• Directions for this task
Exclude all pictures, then copy each of the records exactly as written.

• Excerpted records
=-=-=-=-=
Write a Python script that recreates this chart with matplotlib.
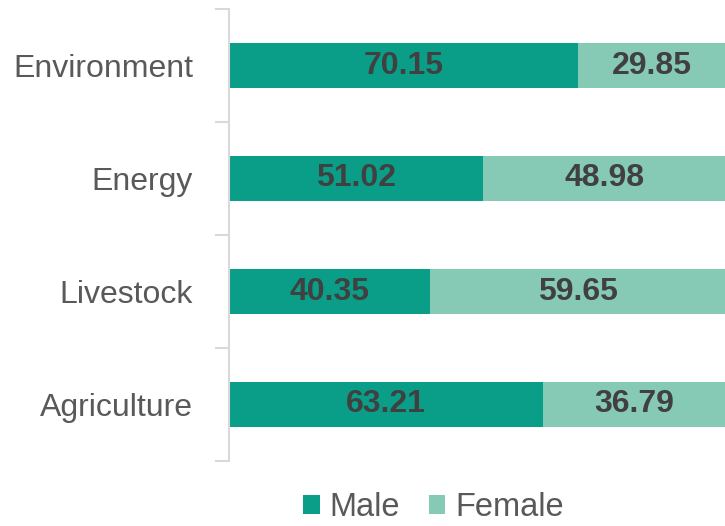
import matplotlib.pyplot as plt
import numpy as np

categories = ["Agriculture", "Livestock", "Energy", "Environment"]
male = [63.21, 40.35, 51.02, 70.15]
female = [36.79, 59.65, 48.98, 29.85]

male_color = "#0a9e88"
female_color = "#86c9b5"

plt.rcParams['font.family'] = ['Liberation Sans', 'DejaVu Sans']

fig = plt.figure(figsize=(7.25, 5.26), dpi=100)
ax = fig.add_axes([229 / 725, 65 / 526, 497 / 725, 452 / 526])

y = np.arange(len(categories))
h = 0.4
b1 = ax.barh(y, male, height=h, color=male_color, label="Male")
b2 = ax.barh(y, female, height=h, left=male, color=female_color, label="Female")

for bars in (b1, b2):
    ax.bar_label(bars, labels=["%.2f" % v for v in bars.datavalues],
                 label_type="center", fontsize=23, fontweight="bold",
                 color="#404040")

ax.set_xlim(0, 100)
ax.set_ylim(-0.5, len(categories) - 0.5)
ax.set_xticks([])
ax.set_yticks(np.arange(-0.5, len(categories), 1.0))
ax.set_yticklabels([])
ax.set_yticks(y, minor=True)
ax.set_yticklabels(categories, minor=True, fontsize=23, color="#595959")
ax.tick_params(axis="y", which="major", length=10, color="#d9d9d9", width=1.5)
ax.tick_params(axis="y", which="minor", length=0, pad=26)
for s in ["top", "right", "bottom"]:
    ax.spines[s].set_visible(False)
ax.spines["left"].set_color("#d9d9d9")
ax.spines["left"].set_linewidth(1.5)

fig.legend(handles=[b1, b2], loc="lower center", bbox_to_anchor=(0.598, -0.05),
           ncol=2, frameon=False, fontsize=23.5, labelcolor="#595959",
           handlelength=0.5, handleheight=0.5, handletextpad=0.3,
           columnspacing=0.9)

fig.savefig("out.png", dpi=100)
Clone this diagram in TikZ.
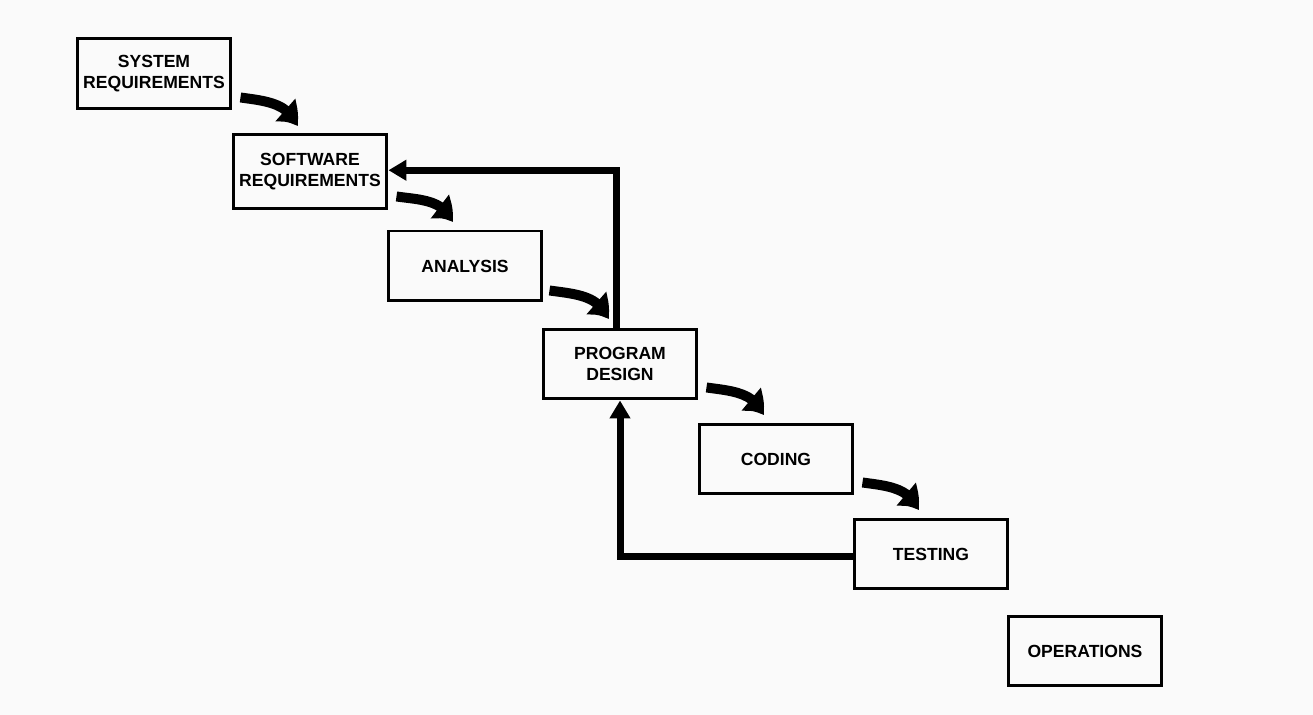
\documentclass[tikz,border=0pt]{standalone}
\usepackage{fontspec}
\setmainfont{Liberation Sans}
\usepackage{xcolor}
\usepackage{tikz}
\usetikzlibrary{arrows.meta}
\usetikzlibrary{bending}
\usetikzlibrary{backgrounds}
\definecolor{paper}{RGB}{250,250,250}
\tikzset{phase/.style ={draw, line width=0.06cm, minimum width=3.08cm, minimum height=1.4cm, align=center, inner sep=1pt, font=\fontsize{10}{12}\selectfont\bfseries}}
\tikzset{flow/.style ={line width=0.2cm, -{Triangle[bend,length=0.42cm,width=0.56cm]}}}
\tikzset{back/.style ={line width=0.14cm, -{Triangle[length=0.36cm,width=0.4cm]}}}

\begin{document}
\begin{tikzpicture}[x=0.02cm,y=-0.02cm]
{
\fill[paper] (0,0) rectangle (1313,715);
\useasboundingbox (0,0) rectangle (1313,715);
\node[phase] (sysreq) at (154,74) {SYSTEM\\REQUIREMENTS};
\node[phase, minimum height=1.48cm] (swreq) at (310,172) {SOFTWARE\\REQUIREMENTS};
\node[phase] (analysis) at (465,266) {ANALYSIS};
\node[phase] (design) at (620,364) {PROGRAM\\DESIGN};
\node[phase] (coding) at (776,459) {CODING};
\node[phase] (testing) at (931,554) {TESTING};
\node[phase] (operations) at (1085,651) {OPERATIONS};
% steps down the cascade
\draw[flow] ([shift={(8,-13)}]sysreq.south east) to[out=-8,in=108] ([shift={(-13,-7)}]swreq.north);
\draw[flow] ([shift={(8,-14)}]swreq.south east) to[out=-8,in=108] ([shift={(-13,-7)}]analysis.north);
\draw[flow] ([shift={(6,-12)}]analysis.south east) to[out=-8,in=108] ([shift={(-12,-8)}]design.north);
\draw[flow] ([shift={(8,-13)}]design.south east) to[out=-8,in=108] ([shift={(-13,-7)}]coding.north);
\draw[flow] ([shift={(8,-13)}]coding.south east) to[out=-8,in=108] ([shift={(-13,-7)}]testing.north);
% iterations back
\draw[back] ([xshift=-2]design.north) |- ([yshift=1]swreq.east);
\draw[back] ([yshift=-0.06cm]testing.west) -| (design.south);
}
\end{tikzpicture}
\end{document}
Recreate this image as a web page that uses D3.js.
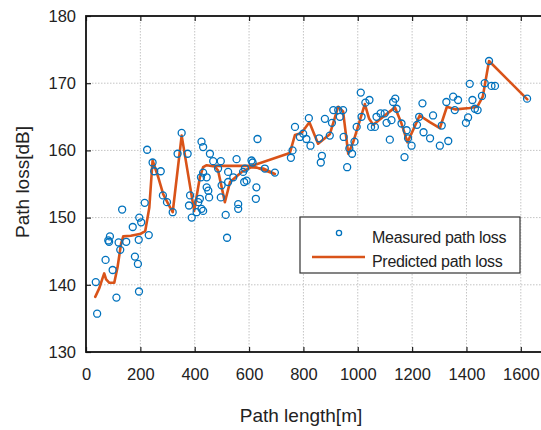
=-=-=-=-=
• Problem solution
Write a Python script that recreates this chart with matplotlib.
import matplotlib.pyplot as plt
import numpy as np

categories = ["Agriculture", "Livestock", "Energy", "Environment"]
male = [63.21, 40.35, 51.02, 70.15]
female = [36.79, 59.65, 48.98, 29.85]

male_color = "#0a9e88"
female_color = "#86c9b5"

plt.rcParams['font.family'] = ['Liberation Sans', 'DejaVu Sans']

fig = plt.figure(figsize=(7.25, 5.26), dpi=100)
ax = fig.add_axes([229 / 725, 65 / 526, 497 / 725, 452 / 526])

y = np.arange(len(categories))
h = 0.4
b1 = ax.barh(y, male, height=h, color=male_color, label="Male")
b2 = ax.barh(y, female, height=h, left=male, color=female_color, label="Female")

for bars in (b1, b2):
    ax.bar_label(bars, labels=["%.2f" % v for v in bars.datavalues],
                 label_type="center", fontsize=23, fontweight="bold",
                 color="#404040")

ax.set_xlim(0, 100)
ax.set_ylim(-0.5, len(categories) - 0.5)
ax.set_xticks([])
ax.set_yticks(np.arange(-0.5, len(categories), 1.0))
ax.set_yticklabels([])
ax.set_yticks(y, minor=True)
ax.set_yticklabels(categories, minor=True, fontsize=23, color="#595959")
ax.tick_params(axis="y", which="major", length=10, color="#d9d9d9", width=1.5)
ax.tick_params(axis="y", which="minor", length=0, pad=26)
for s in ["top", "right", "bottom"]:
    ax.spines[s].set_visible(False)
ax.spines["left"].set_color("#d9d9d9")
ax.spines["left"].set_linewidth(1.5)

fig.legend(handles=[b1, b2], loc="lower center", bbox_to_anchor=(0.598, -0.05),
           ncol=2, frameon=False, fontsize=23.5, labelcolor="#595959",
           handlelength=0.5, handleheight=0.5, handletextpad=0.3,
           columnspacing=0.9)

fig.savefig("out.png", dpi=100)
Clone this diagram in TikZ.
\documentclass[tikz,border=0pt]{standalone}
\usepackage{fontspec}
\setmainfont{Liberation Sans}
\usepackage{xcolor}
\usepackage{tikz}
\usetikzlibrary{arrows.meta}
\usetikzlibrary{bending}
\usetikzlibrary{backgrounds}
\definecolor{paper}{RGB}{250,250,250}
\tikzset{phase/.style ={draw, line width=0.06cm, minimum width=3.08cm, minimum height=1.4cm, align=center, inner sep=1pt, font=\fontsize{10}{12}\selectfont\bfseries}}
\tikzset{flow/.style ={line width=0.2cm, -{Triangle[bend,length=0.42cm,width=0.56cm]}}}
\tikzset{back/.style ={line width=0.14cm, -{Triangle[length=0.36cm,width=0.4cm]}}}

\begin{document}
\begin{tikzpicture}[x=0.02cm,y=-0.02cm]
{
\fill[paper] (0,0) rectangle (1313,715);
\useasboundingbox (0,0) rectangle (1313,715);
\node[phase] (sysreq) at (154,74) {SYSTEM\\REQUIREMENTS};
\node[phase, minimum height=1.48cm] (swreq) at (310,172) {SOFTWARE\\REQUIREMENTS};
\node[phase] (analysis) at (465,266) {ANALYSIS};
\node[phase] (design) at (620,364) {PROGRAM\\DESIGN};
\node[phase] (coding) at (776,459) {CODING};
\node[phase] (testing) at (931,554) {TESTING};
\node[phase] (operations) at (1085,651) {OPERATIONS};
% steps down the cascade
\draw[flow] ([shift={(8,-13)}]sysreq.south east) to[out=-8,in=108] ([shift={(-13,-7)}]swreq.north);
\draw[flow] ([shift={(8,-14)}]swreq.south east) to[out=-8,in=108] ([shift={(-13,-7)}]analysis.north);
\draw[flow] ([shift={(6,-12)}]analysis.south east) to[out=-8,in=108] ([shift={(-12,-8)}]design.north);
\draw[flow] ([shift={(8,-13)}]design.south east) to[out=-8,in=108] ([shift={(-13,-7)}]coding.north);
\draw[flow] ([shift={(8,-13)}]coding.south east) to[out=-8,in=108] ([shift={(-13,-7)}]testing.north);
% iterations back
\draw[back] ([xshift=-2]design.north) |- ([yshift=1]swreq.east);
\draw[back] ([yshift=-0.06cm]testing.west) -| (design.south);
}
\end{tikzpicture}
\end{document}
Recreate this image as a web page that uses D3.js.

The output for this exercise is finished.